Taking the time to write a thoughtful note also shows your dedication to the purchase and ensures the seller that you are a serious buyer.
It’s easy to get caught up in the process when you’re vying for a property with 10 other buyers. Try to stay level-headed and make sure that you are completely comfortable with your offer and terms.
Talk with your agent and be sure that you’re not over-bidding just to win the property, only to feel you’ve overpaid once you enter escrow. You want to come in with your best offer possible, as long as it still complies with your needs and goals.
You’ve done everything you can. You came up to your highest price and your best terms and you still don’t get an accepted offer.

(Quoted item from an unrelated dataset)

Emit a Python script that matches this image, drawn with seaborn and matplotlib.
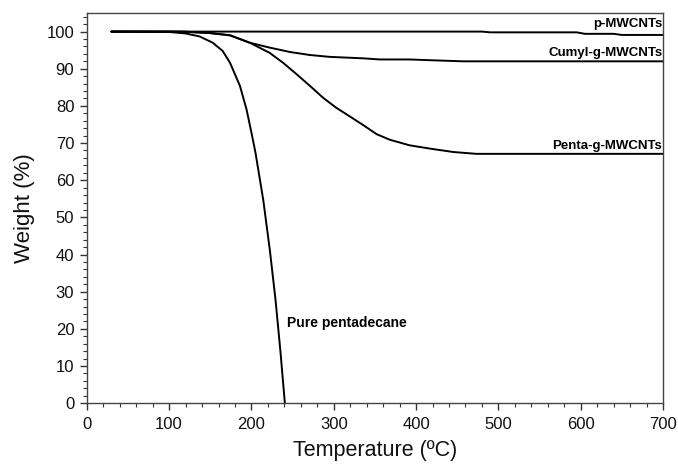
import numpy as np
import pandas as pd
import matplotlib
matplotlib.use("Agg")
import matplotlib.pyplot as plt
from matplotlib.ticker import MultipleLocator
import seaborn as sns

# ---- data ----
p_temp = [30, 100, 200, 300, 400, 480, 490, 595, 605, 640, 650, 700]
p_weight = [100, 100, 100, 100, 100, 100, 99.8, 99.8, 99.4, 99.4, 99.1, 99.1]

cumyl_temp = [30, 100, 120, 150, 174, 198, 222, 247, 271, 295, 336, 356, 392, 417, 457, 550, 700]
cumyl_weight = [100, 100, 99.95, 99.6, 99.0, 97.0, 95.7, 94.5, 93.7, 93.2, 92.8, 92.5, 92.5, 92.3, 92.0, 92.0, 92.0]

penta_temp = [30, 100, 120, 150, 174, 198, 222, 238.5, 255, 271, 287, 303, 320, 336, 352, 368, 392, 417, 445, 473, 550, 700]
penta_weight = [100, 100, 99.95, 99.6, 99.0, 97.0, 94.3, 91.6, 88.5, 85.4, 82.2, 79.5, 77.1, 74.8, 72.4, 70.9, 69.4, 68.5, 67.6, 67.1, 67.1, 67.1]

pure_temp = [30, 100, 120, 137, 153, 165, 174, 186, 194, 200, 205, 214.4, 222.4, 229.3, 235.1, 240.6]
pure_weight = [100, 99.9, 99.5, 98.7, 97.0, 94.8, 91.6, 85.4, 79.1, 72.8, 67.3, 54.6, 41.1, 27.7, 14.2, 0.0]

series_names = ["p-MWCNTs", "Cumyl-g-MWCNTs", "Penta-g-MWCNTs", "Pure pentadecane"]
x_ticks = [0, 100, 200, 300, 400, 500, 600, 700]
y_ticks = [0, 10, 20, 30, 40, 50, 60, 70, 80, 90, 100]

frames = []
for name, t, w in zip(series_names,
                      [p_temp, cumyl_temp, penta_temp, pure_temp],
                      [p_weight, cumyl_weight, penta_weight, pure_weight]):
    frames.append(pd.DataFrame({"Temperature": t, "Weight": w, "Sample": name}))
df = pd.concat(frames, ignore_index=True)

sns.set_theme(style="ticks")
plt.rcParams["font.family"] = ["Liberation Sans", "DejaVu Sans"]

fig = plt.figure(figsize=(6.78, 4.65), dpi=100)
ax = fig.add_axes([0.128, 0.133, 0.850, 0.839])

for name in series_names:
    sub = df[df["Sample"] == name]
    sns.lineplot(data=sub, x="Temperature", y="Weight", ax=ax, color="black",
                 linewidth=1.4, estimator=None, sort=False, legend=False)

ax.set_xlim(0, 700)
ax.set_ylim(0, 105)
ax.set_xticks(x_ticks)
ax.set_yticks(y_ticks)
ax.xaxis.set_minor_locator(MultipleLocator(20))
ax.yaxis.set_minor_locator(MultipleLocator(2))
ax.tick_params(axis="both", which="major", direction="out", length=5, width=1,
               labelsize=12, color="#333333", labelcolor="#111111")
ax.tick_params(axis="x", which="major", pad=5)
ax.tick_params(axis="y", which="major", pad=4)
ax.tick_params(axis="both", which="minor", direction="out", length=3, width=0.8,
               color="#333333")
ax.tick_params(top=False, right=False, which="both")
for s in ax.spines.values():
    s.set_visible(True)
    s.set_color("#444444")
    s.set_linewidth(1.0)

ax.set_xlabel("Temperature (ºC)", fontsize=15.5, color="#111111", labelpad=6)
ax.set_ylabel("Weight (%)", fontsize=16, color="#111111", labelpad=8)

lab_kw = dict(fontweight="bold", color="black")
ax.text(699, 100.4, series_names[0], ha="right", va="bottom", fontsize=9.5, **lab_kw)
ax.text(699, 92.5, series_names[1], ha="right", va="bottom", fontsize=9.5, **lab_kw)
ax.text(699, 67.5, series_names[2], ha="right", va="bottom", fontsize=9.5, **lab_kw)
ax.text(243, 21.5, series_names[3], ha="left", va="center", fontsize=10, **lab_kw)

fig.savefig("out.png", dpi=100)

If you’re one of the top contenders, the seller may offer you a backup position. As first backup, you are first in line to get the property at your final offer terms if the first buyer falls out of escrow or does not perform. If you still want the home, backup position can be a great option.
It can be incredibly frustrating to buy a home in a competitive marketplace. Inventory levels are low and prices are high. It’s normal for buyers to lose out on several homes before one sticks.
Sometimes it takes a few times around to fully understand the process and what is necessary to win in a multiple-offer situation. Working with a professional who you trust and respect can help the process feel less daunting.
Give yourself a break if things get too overwhelming. It can be emotionally draining to lose out on a home you had your heart set on. Give yourself time to reset before taking the plunge again. Stay positive, focus on the big picture, and keep your end goals in mind.